We had a couple of sneak previews from fans that shared their thoughts about Transformers 2, now it’s time to get onto the serious stuff. Spoilers within.
Seems like the first half is great — a fantastic whirlwind of action, comedy and big robots all at a good pace. However there are many negative opinions on the second half and the inevitable build up to the finale feels labored and boring.
IGN UK (3/5)
It’s a fine set-up that is forcefully established in the movie’s superb opening hour. Bay masterfully zips between events at Cybertron (the Transformers’ homeworld), Sam’s opening day at college, the drama on a variety of military bases, and throws in several robot-on-robot battles for good measure, all at a breakneck pace that leaves you breathless.
“The film reaches its pinnacle with one such action set-piece that takes place in a forest — a brilliantly crafted sequence that is kinetic, emotional and genuinely thrilling. Unfortunately however, it is a climax that comes only an hour or so into the movie — the remaining 80 or so minutes just never quite scale the same heights.”
That’s the one BIG problem with ROTF; the movie stops dead halfway through, and then spends the rest of its overlong run-time building up a head of steam again, painstakingly setting up the eventual climax.
Bay takes an age meticulously manoeuvring all the film’s protagonists into place for a vast, epic confrontation in the middle of the Egyptian desert. But by the time this all-in royal rumble between the Autobots, Decepticons and US Army finally arrives, you are too numbed, exhausted and inured to actually give a damn about the outcome.
It is just kind of inexcusable that with such a ridiculously enjoyable formula, viewers of ROTF still spend the movie’s final half hour nursing a numb head and arse, and willing the noise to stop. Transformers 2 proves that sometimes less is more.
Total Film (4/5)
Fallen so frequently approaches the first pic’s all-out awesomeness, and even occasionally surpasses it — notably in an opening blitzkrieg in Shanghai and a forest face-off between Optimus Prime and three Decepticons impressive enough to merit comparison with King Kong’s multiple T-Rex smackdown — that it’s this close to being the perfect summer flick.

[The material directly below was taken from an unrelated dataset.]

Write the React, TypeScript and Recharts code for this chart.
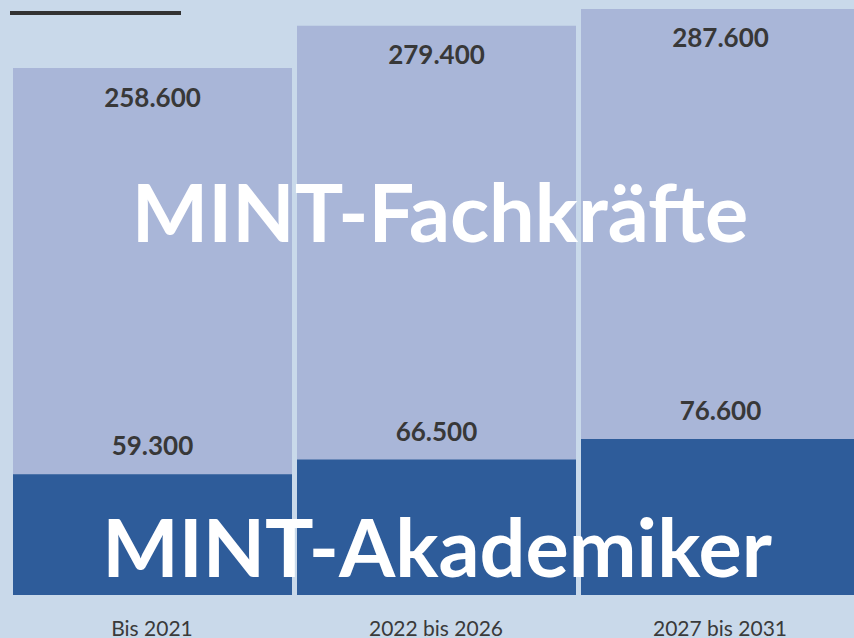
import { BarChart, Bar, XAxis, YAxis, LabelList } from 'recharts';

const zeitraeume = ['Bis 2021', '2022 bis 2026', '2027 bis 2031'];
const fachkraefte = [258600, 279400, 287600];
const akademiker = [59300, 66500, 76600];
const serienNamen = ['MINT-Fachkräfte', 'MINT-Akademiker'];

const data = zeitraeume.map((zeitraum, i) => ({
  zeitraum,
  fachkraefte: fachkraefte[i],
  akademiker: akademiker[i],
}));

const fmt = (v: number) => String(v).replace(/\B(?=(\d{3})+(?!\d))/g, '.');

const font = 'Lato, "Noto Sans", sans-serif';

export default function App() {
  return (
    <div style={{ width: 854, height: 638, overflow: 'hidden', position: 'relative' }}>
      <style>{'body{margin:0;background:#c9d9ea;}'}</style>
      <BarChart
        width={866}
        height={680}
        data={data}
        margin={{ top: 9, right: 4, left: 10, bottom: 0 }}
        style={{ fontFamily: font }}
      >
        <XAxis
          xAxisId="cat"
          dataKey="zeitraum"
          axisLine={false}
          tickLine={false}
          tickSize={0}
          tickMargin={26}
          height={85}
          interval={0}
          tick={{ fill: '#3a3a3a', fontSize: 21, fontFamily: font }}
        />
        <XAxis xAxisId="over" dataKey="zeitraum" hide />
        <YAxis hide domain={[0, 'dataMax']} />
        <Bar xAxisId="cat" dataKey="fachkraefte" fill="#a9b6d8" barSize={279} isAnimationActive={false}>
          <LabelList
            dataKey="fachkraefte"
            position="insideTop"
            offset={20}
            formatter={fmt}
            style={{ fill: '#383838', fontSize: 26, fontWeight: 700, fontFamily: font }}
          />
        </Bar>
        <Bar xAxisId="over" dataKey="akademiker" fill="#2e5c9a" barSize={279} isAnimationActive={false}>
          <LabelList
            dataKey="akademiker"
            position="top"
            offset={19}
            formatter={fmt}
            style={{ fill: '#383838', fontSize: 26, fontWeight: 700, fontFamily: font }}
          />
        </Bar>
      </BarChart>
      {/* series names and the short rule sit on top of the bars */}
      <svg
        width={854}
        height={638}
        style={{ position: 'absolute', left: 0, top: 0, pointerEvents: 'none' }}
      >
        <rect x={10} y={11} width={171} height={4} fill="#333333" />
        <text x={440} y={242} textAnchor="middle" fill="#ffffff" fontSize={81} fontWeight={700} fontFamily={font}>
          {serienNamen[0]}
        </text>
        <text x={437} y={577} textAnchor="middle" fill="#ffffff" fontSize={81} fontWeight={700} fontFamily={font}>
          {serienNamen[1]}
        </text>
      </svg>
    </div>
  );
}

The problem is, it’s the parts you remember, not the whole.
Bay may have upped the ante, taking his ’bots on the road (New York, Paris, the Pyramids), into space and even back in time (courtesy of an Apocalypto-like prologue set in 17,000 BC), but he hasn’t managed to assemble his components into a coherent mechanism.
Nor does his inability to keep his camera still or go two minutes without blowing shit up help, the hyperactivity reaching its nadir during a drawn-out climax in the Egyptian desert.
[…]
For all its faults, Fallen is genuinely more enjoyable than the summer’s other giant-robot picture Terminator Salvation. In contrast to McG’s portentous, po-faced tone, Bay works in a likeable strain of knowing humour that makes the two hour-plus running time fly by.
SciFiNow (2/5)
View full review. This review is heavily critical of the feature.

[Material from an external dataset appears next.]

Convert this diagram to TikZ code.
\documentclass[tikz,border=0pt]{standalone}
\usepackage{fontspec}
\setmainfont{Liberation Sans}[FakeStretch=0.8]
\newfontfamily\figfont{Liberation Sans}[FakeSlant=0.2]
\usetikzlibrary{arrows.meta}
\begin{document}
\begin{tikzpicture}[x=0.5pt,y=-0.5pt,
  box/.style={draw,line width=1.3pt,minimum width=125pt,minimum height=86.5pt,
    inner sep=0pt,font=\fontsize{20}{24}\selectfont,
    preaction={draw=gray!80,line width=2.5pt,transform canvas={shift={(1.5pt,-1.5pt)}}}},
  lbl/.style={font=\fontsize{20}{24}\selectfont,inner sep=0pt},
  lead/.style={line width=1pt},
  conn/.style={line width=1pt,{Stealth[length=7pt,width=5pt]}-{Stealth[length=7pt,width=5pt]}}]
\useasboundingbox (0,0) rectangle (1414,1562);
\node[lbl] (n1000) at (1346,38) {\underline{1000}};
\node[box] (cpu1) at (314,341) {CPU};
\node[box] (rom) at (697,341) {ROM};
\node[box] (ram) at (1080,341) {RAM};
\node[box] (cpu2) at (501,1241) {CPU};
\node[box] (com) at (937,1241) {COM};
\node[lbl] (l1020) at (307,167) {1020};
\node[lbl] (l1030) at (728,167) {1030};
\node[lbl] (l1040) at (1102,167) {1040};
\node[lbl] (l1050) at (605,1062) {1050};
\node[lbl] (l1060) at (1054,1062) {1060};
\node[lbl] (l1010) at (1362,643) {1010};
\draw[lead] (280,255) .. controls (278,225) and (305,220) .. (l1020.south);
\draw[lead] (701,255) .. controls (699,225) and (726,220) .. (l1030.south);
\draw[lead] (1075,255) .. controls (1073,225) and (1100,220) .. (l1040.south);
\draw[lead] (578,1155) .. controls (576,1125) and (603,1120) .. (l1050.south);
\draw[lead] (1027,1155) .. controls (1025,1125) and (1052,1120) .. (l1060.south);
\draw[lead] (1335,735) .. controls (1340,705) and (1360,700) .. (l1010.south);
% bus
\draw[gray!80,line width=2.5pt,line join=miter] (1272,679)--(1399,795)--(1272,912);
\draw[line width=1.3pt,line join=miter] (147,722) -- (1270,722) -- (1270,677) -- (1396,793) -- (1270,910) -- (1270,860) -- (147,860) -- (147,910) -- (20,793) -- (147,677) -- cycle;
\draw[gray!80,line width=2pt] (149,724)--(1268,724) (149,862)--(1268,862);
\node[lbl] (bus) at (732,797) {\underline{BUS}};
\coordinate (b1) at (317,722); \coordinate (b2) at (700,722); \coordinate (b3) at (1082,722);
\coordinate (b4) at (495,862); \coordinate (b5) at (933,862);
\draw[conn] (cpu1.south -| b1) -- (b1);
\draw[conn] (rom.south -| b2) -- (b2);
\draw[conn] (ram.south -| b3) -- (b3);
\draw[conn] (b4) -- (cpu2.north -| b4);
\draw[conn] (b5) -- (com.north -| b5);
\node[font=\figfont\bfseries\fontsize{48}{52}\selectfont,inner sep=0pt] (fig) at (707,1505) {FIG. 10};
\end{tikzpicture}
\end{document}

The Fallen is as big and burly as fans of loud, frenetic blockbusters will want it to be. It shouts, it screams, it explodes, it screams some more and then it explodes again; it is more than simple cinematic fodder for the preteen Saturday mobs, it is the next stage in the evolution of cinematic fodder, stripped down and streamlined to feature only marketable, trailer-friendly, toy shelf-conscious moments. Junk, then.
Troublingly, like so many other recent blockbusters (Terminator Salvation to name but one) there is so little that feels like a real threat: explosions are nothing more than decoration; all Transformers, both Autobot and Decepticon, are in dire need of an intensive training course in how to shoot; the much talked about Fallen comes across as little more than a computer-generated slouch; even Sam and Mikaela appear to be made of an indestructible, alien rubber alloy. How is an audience supposed to care when it doesn’t ever believe that anything bad will happen? Ultimately, for all its obvious expense (with Bay at least, the money is always on the screen), the action is tediously unengaging and totally sterile, and nowhere near enough of a reward for the 40 minute bout of nothingness that precedes the final act.
The Mirror
In terms of explosions, firepower and sheer shrill, all-action, popcorn entertainment it is hard to see how this big’n’bold sequel can be topped this year.

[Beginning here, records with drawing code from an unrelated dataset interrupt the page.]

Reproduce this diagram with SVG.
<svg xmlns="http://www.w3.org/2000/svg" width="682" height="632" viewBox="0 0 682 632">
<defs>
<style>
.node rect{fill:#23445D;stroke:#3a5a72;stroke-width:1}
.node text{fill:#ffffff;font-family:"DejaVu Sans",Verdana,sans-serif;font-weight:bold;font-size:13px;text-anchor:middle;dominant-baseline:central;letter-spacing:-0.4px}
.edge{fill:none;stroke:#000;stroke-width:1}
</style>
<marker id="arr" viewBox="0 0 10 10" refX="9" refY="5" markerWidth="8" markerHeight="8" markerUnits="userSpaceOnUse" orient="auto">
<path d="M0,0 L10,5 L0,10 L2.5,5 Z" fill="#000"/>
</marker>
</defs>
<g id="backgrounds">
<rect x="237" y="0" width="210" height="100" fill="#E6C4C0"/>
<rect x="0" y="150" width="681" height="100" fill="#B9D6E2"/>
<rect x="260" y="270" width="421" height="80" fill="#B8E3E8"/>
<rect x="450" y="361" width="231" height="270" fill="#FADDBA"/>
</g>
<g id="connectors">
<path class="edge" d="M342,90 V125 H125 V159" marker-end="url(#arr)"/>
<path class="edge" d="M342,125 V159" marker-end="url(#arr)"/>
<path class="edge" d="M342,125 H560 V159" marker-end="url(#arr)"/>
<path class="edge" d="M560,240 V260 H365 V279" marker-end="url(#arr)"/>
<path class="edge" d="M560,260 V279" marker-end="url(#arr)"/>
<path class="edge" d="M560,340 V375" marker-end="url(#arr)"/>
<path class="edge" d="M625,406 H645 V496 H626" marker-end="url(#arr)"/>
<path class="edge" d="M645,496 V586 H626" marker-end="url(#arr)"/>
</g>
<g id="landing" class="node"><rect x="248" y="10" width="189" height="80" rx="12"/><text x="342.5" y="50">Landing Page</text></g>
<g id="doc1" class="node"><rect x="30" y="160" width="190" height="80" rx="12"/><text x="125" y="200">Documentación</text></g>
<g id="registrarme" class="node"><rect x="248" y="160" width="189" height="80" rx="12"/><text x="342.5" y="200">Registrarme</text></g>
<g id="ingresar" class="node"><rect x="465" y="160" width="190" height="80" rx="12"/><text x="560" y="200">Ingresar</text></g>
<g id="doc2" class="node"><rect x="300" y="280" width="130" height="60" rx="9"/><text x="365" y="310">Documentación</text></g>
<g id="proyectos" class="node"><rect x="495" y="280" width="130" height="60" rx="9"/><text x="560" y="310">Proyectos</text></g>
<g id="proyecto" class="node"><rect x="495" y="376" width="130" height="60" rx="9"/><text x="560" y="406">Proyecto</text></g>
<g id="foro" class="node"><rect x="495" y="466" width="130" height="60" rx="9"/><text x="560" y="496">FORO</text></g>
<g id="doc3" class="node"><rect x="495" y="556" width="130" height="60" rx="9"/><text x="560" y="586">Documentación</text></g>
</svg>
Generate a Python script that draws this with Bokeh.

Star Trek might have had more spaceships and aliens and Terminator: Salvation more grim-faced robots, but this Michael Bay summer blockbuster is pure mindless adventure mayhem that sticks firm and hard to its winning formula. In truth, it is a film for teen boys — and a bloomin’ long one at that — but is also a guaranteed multiplex crowd pleaser.
Saying that, for the most part it is also a complex lumbering mess of a movie that is long on turgid backstory and short on tension, laughs and subtle acting.